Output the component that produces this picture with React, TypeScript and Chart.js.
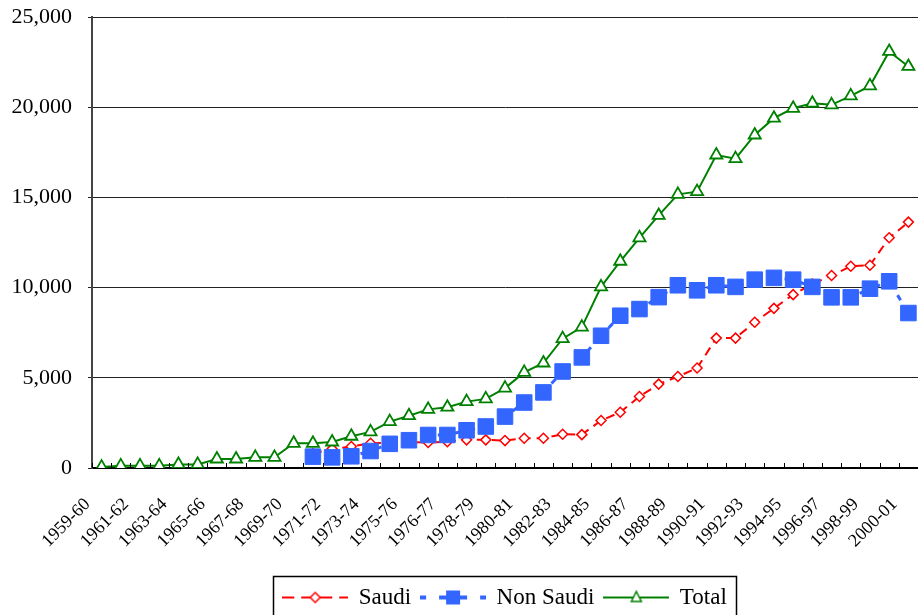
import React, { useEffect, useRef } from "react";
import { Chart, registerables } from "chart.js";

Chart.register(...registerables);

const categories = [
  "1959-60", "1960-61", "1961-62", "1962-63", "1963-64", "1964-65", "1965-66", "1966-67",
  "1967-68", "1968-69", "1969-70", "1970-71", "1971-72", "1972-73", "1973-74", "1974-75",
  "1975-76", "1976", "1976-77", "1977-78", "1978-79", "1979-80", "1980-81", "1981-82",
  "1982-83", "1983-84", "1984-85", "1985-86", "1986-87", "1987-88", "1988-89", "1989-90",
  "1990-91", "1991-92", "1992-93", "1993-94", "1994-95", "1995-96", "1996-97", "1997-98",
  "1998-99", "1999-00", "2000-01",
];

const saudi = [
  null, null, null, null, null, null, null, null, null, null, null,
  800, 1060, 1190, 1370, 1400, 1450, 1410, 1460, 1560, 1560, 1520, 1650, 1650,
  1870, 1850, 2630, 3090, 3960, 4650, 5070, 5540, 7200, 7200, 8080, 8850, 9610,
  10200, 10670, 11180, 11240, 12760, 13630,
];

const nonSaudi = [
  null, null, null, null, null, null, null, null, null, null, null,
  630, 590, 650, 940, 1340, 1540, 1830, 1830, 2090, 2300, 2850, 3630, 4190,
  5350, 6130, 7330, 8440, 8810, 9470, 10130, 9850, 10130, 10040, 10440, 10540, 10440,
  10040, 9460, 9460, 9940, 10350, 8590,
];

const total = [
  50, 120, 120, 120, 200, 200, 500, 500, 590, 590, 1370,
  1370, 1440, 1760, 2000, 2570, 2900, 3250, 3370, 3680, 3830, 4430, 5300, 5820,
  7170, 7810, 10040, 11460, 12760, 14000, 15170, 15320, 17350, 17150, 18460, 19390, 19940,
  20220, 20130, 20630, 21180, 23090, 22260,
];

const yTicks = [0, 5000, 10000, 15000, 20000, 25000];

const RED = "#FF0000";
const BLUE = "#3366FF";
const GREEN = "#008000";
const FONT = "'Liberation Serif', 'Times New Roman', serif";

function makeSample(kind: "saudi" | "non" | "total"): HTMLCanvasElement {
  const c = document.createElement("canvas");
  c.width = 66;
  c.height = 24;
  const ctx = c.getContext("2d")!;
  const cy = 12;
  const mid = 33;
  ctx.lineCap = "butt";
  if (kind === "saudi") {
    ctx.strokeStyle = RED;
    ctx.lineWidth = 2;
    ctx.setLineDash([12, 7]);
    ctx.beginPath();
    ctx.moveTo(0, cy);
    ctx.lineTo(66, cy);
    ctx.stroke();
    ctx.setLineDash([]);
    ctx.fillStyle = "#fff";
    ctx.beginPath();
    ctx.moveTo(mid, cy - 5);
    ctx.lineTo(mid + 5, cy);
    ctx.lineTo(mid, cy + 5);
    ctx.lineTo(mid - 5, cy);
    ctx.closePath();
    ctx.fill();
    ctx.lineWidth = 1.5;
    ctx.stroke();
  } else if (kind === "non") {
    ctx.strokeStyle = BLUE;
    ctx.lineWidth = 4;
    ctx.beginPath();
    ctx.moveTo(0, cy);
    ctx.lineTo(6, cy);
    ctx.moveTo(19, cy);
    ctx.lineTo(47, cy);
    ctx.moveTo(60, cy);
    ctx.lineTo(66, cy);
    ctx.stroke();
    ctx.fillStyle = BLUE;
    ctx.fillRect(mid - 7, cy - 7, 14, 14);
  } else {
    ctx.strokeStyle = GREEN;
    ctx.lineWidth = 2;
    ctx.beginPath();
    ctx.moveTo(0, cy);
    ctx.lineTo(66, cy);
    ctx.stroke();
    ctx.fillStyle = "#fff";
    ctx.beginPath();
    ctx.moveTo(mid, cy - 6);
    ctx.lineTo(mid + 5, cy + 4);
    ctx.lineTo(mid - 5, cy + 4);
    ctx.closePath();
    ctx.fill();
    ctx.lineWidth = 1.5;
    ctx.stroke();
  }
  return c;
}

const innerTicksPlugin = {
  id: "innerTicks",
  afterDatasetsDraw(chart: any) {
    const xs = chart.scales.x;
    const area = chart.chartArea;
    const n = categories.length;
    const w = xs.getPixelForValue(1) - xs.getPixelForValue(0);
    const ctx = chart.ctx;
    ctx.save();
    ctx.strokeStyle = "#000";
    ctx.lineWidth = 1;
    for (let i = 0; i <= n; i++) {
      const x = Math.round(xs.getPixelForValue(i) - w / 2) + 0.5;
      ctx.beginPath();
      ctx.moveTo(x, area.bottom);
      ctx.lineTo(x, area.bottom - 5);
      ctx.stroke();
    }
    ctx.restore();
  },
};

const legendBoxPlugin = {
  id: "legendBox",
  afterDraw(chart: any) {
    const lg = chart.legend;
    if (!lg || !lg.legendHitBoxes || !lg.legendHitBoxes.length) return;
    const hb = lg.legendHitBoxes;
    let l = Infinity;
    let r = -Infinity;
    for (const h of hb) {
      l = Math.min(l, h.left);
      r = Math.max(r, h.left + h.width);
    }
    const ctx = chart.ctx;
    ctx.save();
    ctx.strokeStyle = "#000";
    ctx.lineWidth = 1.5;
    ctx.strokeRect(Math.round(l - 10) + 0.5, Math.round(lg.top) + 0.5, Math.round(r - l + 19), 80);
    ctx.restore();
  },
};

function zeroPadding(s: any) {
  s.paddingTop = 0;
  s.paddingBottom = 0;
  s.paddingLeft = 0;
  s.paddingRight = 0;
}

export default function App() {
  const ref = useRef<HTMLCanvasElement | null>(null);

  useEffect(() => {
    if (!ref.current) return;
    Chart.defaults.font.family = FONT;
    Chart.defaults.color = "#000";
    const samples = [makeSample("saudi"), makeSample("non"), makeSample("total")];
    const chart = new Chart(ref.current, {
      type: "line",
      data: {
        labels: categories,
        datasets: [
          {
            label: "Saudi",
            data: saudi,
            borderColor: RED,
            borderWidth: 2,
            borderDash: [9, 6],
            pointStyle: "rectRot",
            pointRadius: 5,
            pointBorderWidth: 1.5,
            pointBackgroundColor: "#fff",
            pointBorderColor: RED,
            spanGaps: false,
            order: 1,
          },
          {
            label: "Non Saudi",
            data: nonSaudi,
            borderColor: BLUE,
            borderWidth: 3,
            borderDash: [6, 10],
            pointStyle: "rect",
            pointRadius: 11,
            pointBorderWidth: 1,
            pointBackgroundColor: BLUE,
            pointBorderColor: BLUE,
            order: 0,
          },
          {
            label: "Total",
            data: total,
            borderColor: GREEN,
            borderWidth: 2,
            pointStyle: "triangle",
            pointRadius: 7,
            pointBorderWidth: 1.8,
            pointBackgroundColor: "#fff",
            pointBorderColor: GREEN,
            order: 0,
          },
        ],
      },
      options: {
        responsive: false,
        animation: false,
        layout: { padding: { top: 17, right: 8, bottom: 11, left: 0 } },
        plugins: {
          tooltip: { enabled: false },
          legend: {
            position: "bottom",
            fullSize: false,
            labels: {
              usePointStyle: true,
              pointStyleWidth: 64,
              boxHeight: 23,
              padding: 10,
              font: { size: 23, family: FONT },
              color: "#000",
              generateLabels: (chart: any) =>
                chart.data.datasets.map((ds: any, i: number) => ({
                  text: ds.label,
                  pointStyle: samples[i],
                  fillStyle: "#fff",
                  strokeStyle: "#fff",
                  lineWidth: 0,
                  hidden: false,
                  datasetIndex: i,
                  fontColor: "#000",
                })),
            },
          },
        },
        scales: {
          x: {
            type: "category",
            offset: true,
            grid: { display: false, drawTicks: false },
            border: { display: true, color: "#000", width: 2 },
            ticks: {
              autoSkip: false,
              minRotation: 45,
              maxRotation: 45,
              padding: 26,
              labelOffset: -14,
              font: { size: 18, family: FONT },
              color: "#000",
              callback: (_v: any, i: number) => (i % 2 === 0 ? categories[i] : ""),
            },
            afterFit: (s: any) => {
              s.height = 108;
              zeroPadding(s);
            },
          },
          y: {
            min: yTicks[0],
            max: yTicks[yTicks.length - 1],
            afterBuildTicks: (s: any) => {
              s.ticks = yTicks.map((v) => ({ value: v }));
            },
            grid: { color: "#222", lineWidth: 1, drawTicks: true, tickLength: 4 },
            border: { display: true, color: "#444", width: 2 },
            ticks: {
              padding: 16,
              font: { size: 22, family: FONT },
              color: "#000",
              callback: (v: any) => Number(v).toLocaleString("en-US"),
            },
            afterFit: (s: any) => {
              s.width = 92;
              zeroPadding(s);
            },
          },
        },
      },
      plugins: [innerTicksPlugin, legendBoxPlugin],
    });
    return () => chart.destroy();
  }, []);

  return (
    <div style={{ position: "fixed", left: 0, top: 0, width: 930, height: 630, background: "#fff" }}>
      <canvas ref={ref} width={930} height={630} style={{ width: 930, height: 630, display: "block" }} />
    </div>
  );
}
+--
(Written instruction)
Gather all the lines that include the word "React" and copy them out.

(Response below)
Output the component that produces this picture with React, TypeScript and Chart.js.
import React, { useEffect, useRef } from "react";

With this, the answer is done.